Depuis huit jours, l’agitation est grande dans les colléges, le concours a jeté le trouble dans tous les jeunes esprits. Déjà quelques parents s’apprêtent à revenir ; car pour supporter le séjour de Paris maintenant, il faut tâcher d’avoir un fils de dix à douze ans tout prêt à être couronné ; sans cela l’ennui vous gagne, on n’y a point d’intérêt. On sait déjà qui aura le prix d’honneur ; déjà ! n’est-ce pas trop tôt ? On voit çà et là quelques jalousies qui s’entr’ouvrent. « Madame *** est-elle à Paris ? — Non, monsieur, répond le portier, nous l’attendons la semaine prochaine ; elle vient chercher M. Henri ou M. Alfred qui doit passer les vacances à la campagne. » Les vacances ! les vacances ! mot sublime, qui présage tant de plaisir ; avoir un prix de grec, et se dire : « Dans huit jours, les vacances ! » c’est la plus belle émotion de la vie.
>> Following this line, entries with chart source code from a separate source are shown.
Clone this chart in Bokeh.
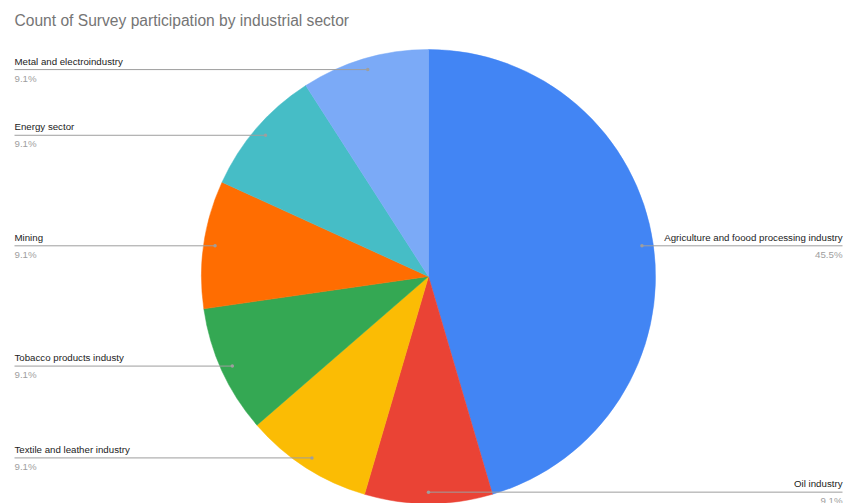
import math
from bokeh.plotting import figure
from bokeh.models import Range1d, ColumnDataSource
from bokeh.core.properties import value
from bokeh.embed import file_html
from bokeh.resources import INLINE

# ---- data ----
sectors = [
    "Agriculture and foood processing industry",
    "Oil industry",
    "Textile and leather industry",
    "Tobacco products industy",
    "Mining",
    "Energy sector",
    "Metal and electroindustry",
]
counts = [5, 1, 1, 1, 1, 1, 1]
colors = ["#4285F4", "#EA4335", "#FBBC04", "#34A853", "#FF6D01", "#46BDC6", "#7BAAF7"]
title_text = "Count of Survey participation by industrial sector"

# ---- layout ----
W, H = 844, 503
cx, cy = 428, H - 276
R = 227
anchor_r = 0.95 * R
left_x, right_x = 14, 842
FONT = value("Liberation Sans")

total = sum(counts)
starts, ends, mids = [], [], []
acc = 0.0
for c in counts:
    a0 = math.pi / 2 - 2 * math.pi * acc / total
    acc += c
    a1 = math.pi / 2 - 2 * math.pi * acc / total
    starts.append(a0)
    ends.append(a1)
    mids.append((a0 + a1) / 2)

p = figure(width=W, height=H, output_backend="svg", toolbar_location=None,
           x_range=Range1d(0, W), y_range=Range1d(0, H), min_border=0)
p.axis.visible = False
p.grid.visible = False
p.outline_line_color = None
p.background_fill_color = "white"

src = ColumnDataSource(dict(start=starts, end=ends, color=colors))
p.wedge(x=cx, y=cy, radius=R, start_angle="start", end_angle="end",
        direction="clock", fill_color="color", line_color="color", line_width=0.5,
        source=src)

# leader lines and labels
lx0, lx1, ly, dotx, doty = [], [], [], [], []
nx, ny, nalign, names, px, py, pcts = [], [], [], [], [], [], []
for name, c, m in zip(sectors, counts, mids):
    ax = cx + anchor_r * math.cos(m)
    ay = cy + anchor_r * math.sin(m)
    right = math.cos(m) > -0.01
    ex = right_x if right else left_x
    lx0.append(ax); lx1.append(ex); ly.append(ay)
    dotx.append(ax); doty.append(ay)
    nx.append(ex); ny.append(ay + 3); nalign.append("right" if right else "left")
    names.append(name)
    px.append(ex); py.append(ay - 3)
    pcts.append(f"{100 * c / total:.1f}%")

p.segment(x0=lx0, y0=ly, x1=lx1, y1=ly, line_color="#9e9e9e", line_width=1)
p.scatter(x=dotx, y=doty, size=3.5, fill_color="#9e9e9e", line_color=None)

lsrc = ColumnDataSource(dict(nx=nx, ny=ny, al=nalign, names=names, px=px, py=py, pcts=pcts))
p.text(x="nx", y="ny", text="names", text_align="al", text_baseline="bottom",
       text_font=FONT, text_font_size="9.7px", text_color="#222222", source=lsrc)
p.text(x="px", y="py", text="pcts", text_align="al", text_baseline="top",
       text_font=FONT, text_font_size="9.7px", text_color="#9e9e9e", source=lsrc)

p.text(x=[14], y=[H - 11], text=[title_text], text_align="left", text_baseline="top",
       text_font=FONT, text_font_size="15.6px", text_color="#757575")

open("out.html", "w").write(file_html(p, INLINE))
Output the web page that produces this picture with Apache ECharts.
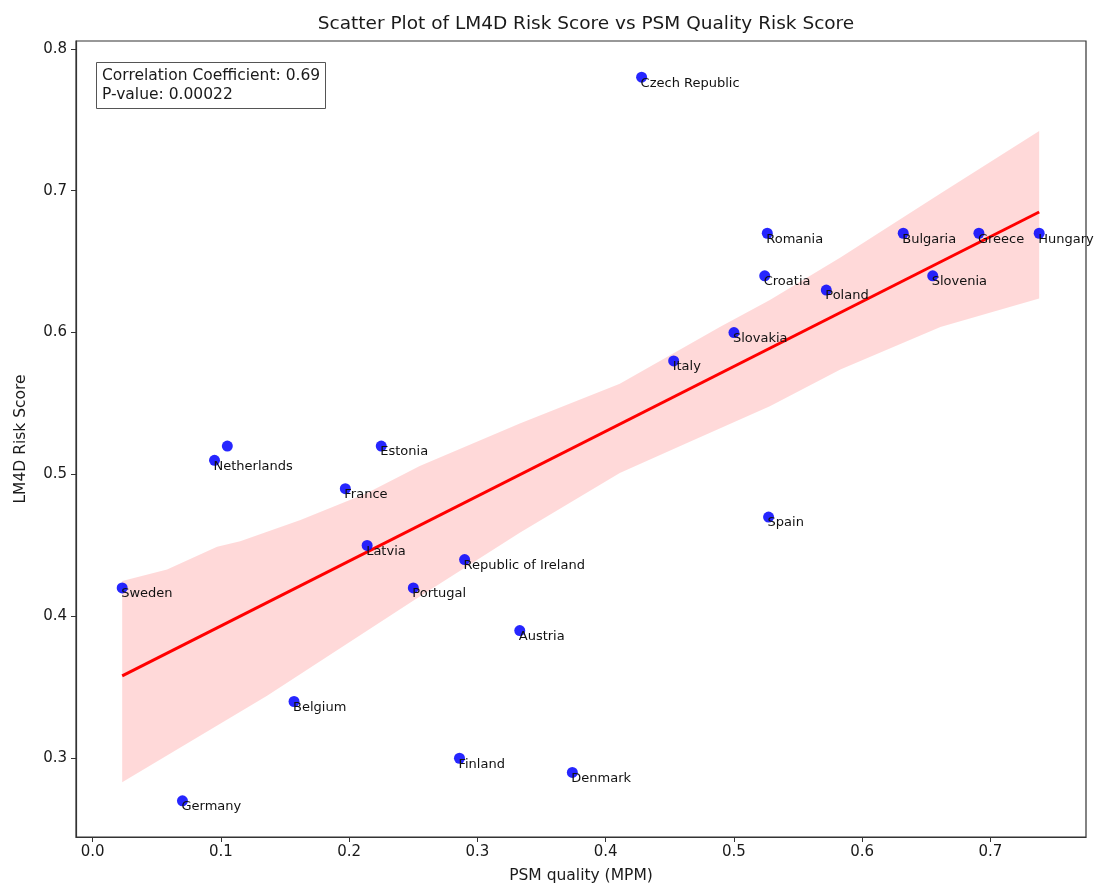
<!DOCTYPE html>
<html>
<head>
<meta charset="utf-8">
<script src="https://cdn.jsdelivr.net/npm/echarts@6/dist/echarts.min.js"></script>
<style>
html,body{margin:0;padding:0;background:#fff;}
#chart{width:1097px;height:889px;}
</style>
</head>
<body>
<div id="chart"></div>
<script>
// ---- data ----
var countries = ["Czech Republic","Romania","Croatia","Poland","Bulgaria","Greece","Hungary","Slovenia","Slovakia","Italy","Spain","Netherlands","","Estonia","France","Latvia","Republic of Ireland","Portugal","Sweden","Austria","Belgium","Germany","Finland","Denmark"];
var psmQuality = [0.428,0.526,0.524,0.572,0.632,0.691,0.738,0.655,0.500,0.453,0.527,0.095,0.105,0.225,0.197,0.214,0.290,0.250,0.023,0.333,0.157,0.070,0.286,0.374];
var lm4dRisk   = [0.78,0.67,0.64,0.63,0.67,0.67,0.67,0.64,0.60,0.58,0.47,0.51,0.52,0.52,0.49,0.45,0.44,0.42,0.42,0.39,0.34,0.27,0.30,0.29];
// regression line end points
var fitX = [0.023, 0.738];
var fitY = [0.358, 0.685];
// confidence band edges
var bandUpperX = [0.023,0.058,0.097,0.115,0.162,0.214,0.255,0.333,0.411,0.489,0.528,0.583,0.661,0.738];
var bandUpperY = [0.425,0.433,0.449,0.453,0.468,0.487,0.506,0.536,0.564,0.604,0.623,0.653,0.698,0.742];
var bandLowerX = [0.023,0.136,0.255,0.333,0.411,0.463,0.528,0.583,0.661,0.738];
var bandLowerY = [0.283,0.344,0.414,0.459,0.501,0.522,0.548,0.574,0.604,0.624];
// ticks
var xTicks = [0.0,0.1,0.2,0.3,0.4,0.5,0.6,0.7];
var yTicks = [0.3,0.4,0.5,0.6,0.7,0.8];
var statsText = ["Correlation Coefficient: 0.69","P-value: 0.00022"];

var FONT = "DejaVu Sans";
var chart = echarts.init(document.getElementById('chart'), null, {renderer:'canvas'});

var pts = countries.map(function(c,i){ return {name:c, value:[psmQuality[i], lm4dRisk[i]]}; });
var fitData = fitX.map(function(x,i){ return [x, fitY[i]]; });

var option = {
  backgroundColor:'#fff',
  animation:false,
  title:[{
    text:'Scatter Plot of LM4D Risk Score vs PSM Quality Risk Score',
    left:581, top:10, textAlign:'center',
    textStyle:{fontFamily:FONT, fontSize:18.5, fontWeight:'normal', color:'#1a1a1a'}
  },{
    text: statsText.join('\n'),
    left:96, top:62,
    padding:[4,6,5,6],
    borderColor:'#555', borderWidth:1, backgroundColor:'#fff',
    textStyle:{fontFamily:FONT, fontSize:15.5, fontWeight:'normal', color:'#1a1a1a', lineHeight:19}
  }],
  grid:{left:76, right:11, top:41, bottom:51, show:true, borderColor:'#333', borderWidth:1.2, backgroundColor:'transparent'},
  xAxis:{
    type:'value', min:-0.013, max:0.7745,
    name:'PSM quality (MPM)', nameLocation:'middle', nameGap:31,
    nameTextStyle:{fontFamily:FONT, fontSize:15.5, color:'#1a1a1a'},
    axisLine:{show:true, onZero:false, lineStyle:{color:'#333', width:1.2}},
    axisTick:{show:true, inside:false, length:5, customValues:xTicks, lineStyle:{color:'#333'}},
    axisLabel:{customValues:xTicks, fontFamily:FONT, fontSize:15, color:'#1a1a1a', margin:8,
      formatter:function(v){return v.toFixed(1);}},
    splitLine:{show:false}
  },
  yAxis:{
    type:'value', min:0.2445, max:0.8055,
    name:'LM4D Risk Score', nameLocation:'middle', nameGap:47,
    nameTextStyle:{fontFamily:FONT, fontSize:15.5, color:'#1a1a1a'},
    axisLine:{show:true, onZero:false, lineStyle:{color:'#333', width:1.2}},
    axisTick:{show:true, inside:false, length:5, customValues:yTicks, lineStyle:{color:'#333'}},
    axisLabel:{customValues:yTicks, fontFamily:FONT, fontSize:15, color:'#1a1a1a', margin:9,
      formatter:function(v){return v.toFixed(1);}},
    splitLine:{show:false}
  },
  series:[{
    type:'custom',
    z:1,
    silent:true,
    data:[0],
    renderItem:function(params, api){
      var p = [];
      for (var i=0;i<bandUpperX.length;i++) p.push(api.coord([bandUpperX[i], bandUpperY[i]]));
      for (var j=bandLowerX.length-1;j>=0;j--) p.push(api.coord([bandLowerX[j], bandLowerY[j]]));
      return {type:'polygon', shape:{points:p}, style:{fill:'rgba(255,0,0,0.15)', stroke:null}};
    }
  },{
    type:'line',
    z:2,
    data:fitData,
    symbol:'none',
    lineStyle:{color:'#ff0000', width:3},
    silent:true
  },{
    type:'scatter',
    z:3,
    data:pts,
    symbolSize:11,
    itemStyle:{color:'#0000ff', opacity:0.85},
    label:{
      show:true, formatter:'{b}', position:['50%','50%'],
      align:'left', verticalAlign:'middle', offset:[-1,6],
      fontFamily:FONT, fontSize:13, color:'#111', opacity:1
    }
  }]
};
chart.setOption(option);
</script>
</body>
</html>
Heureux aujourd’hui ceux qui ont douze ans, ou ceux qui ont un fils de douze ans ! c’est la même chose.

En fait de modes, les manches à la jardinière sont ce qu’il y a de plus joli. On voit toujours sous les chapeaux beaucoup de roses blanches ; seulement, elles sont un peu plus fanées que la semaine dernière ; c’est un perfectionnement dont l’avenir nous plaît. Depuis huit jours, pas une rose de moins, pas un cheveu de plus.

En fait de nouveauté littéraire, nous avons une admirable édition du Vicaire de Wakefield. C’est un livre aussi amusant à regarder qu’à lire : la traduction nouvelle est de Charles Nodier, rien que cela ; mais Charles Nodier se devait de nous expliquer ce roman admirable ; l’auteur de Mademoiselle de Marsan et de Séraphine était le traducteur naturel du Vicaire de Wakefield. Les Anglais, en comparant le texte qui est en regard de la traduction, seront quelquefois jaloux de la phrase française : ceux qui savent l’anglais se plairont à étudier les caprices des deux idiomes ; ceux qui ne savent pas l’anglais, se réjouiront de n’être plus humiliés par ces pédants qui vous disent, quand vous admirez un livre étranger : « Vous n’en pouvez pas juger, si vous ne l’avez pas lu dans l’original ; » ceux, enfin, qui ne savent ni l’anglais, ni le français, s’amuseront encore à regarder les vignettes charmantes dont cette belle édition est parsemée ; ce sont tous dessins de Tony Johannot, gravés en Angleterre ; dessins français traduits en anglais ; on en trouve un presque à chaque page ; on passerait un jour à les regarder, et l’on vous donne tout cela, l’original et la traduction, et toutes les gravures et toutes les vignettes, tout ce bel ouvrage, si bien imprimé, pour quinze francs, le prix d’un roman moderne qui n’est ni de Goldsmith, ni de Charles Nodier, qui n’a pas le moindre esprit et pas la moindre gravure, qui est mal écrit et mal imprimé, qui commence par un catalogue de vingt-cinq pages et qui finit par un chapitre de trompeuses annonces pour prédire des romans qui n’arriveront jamais.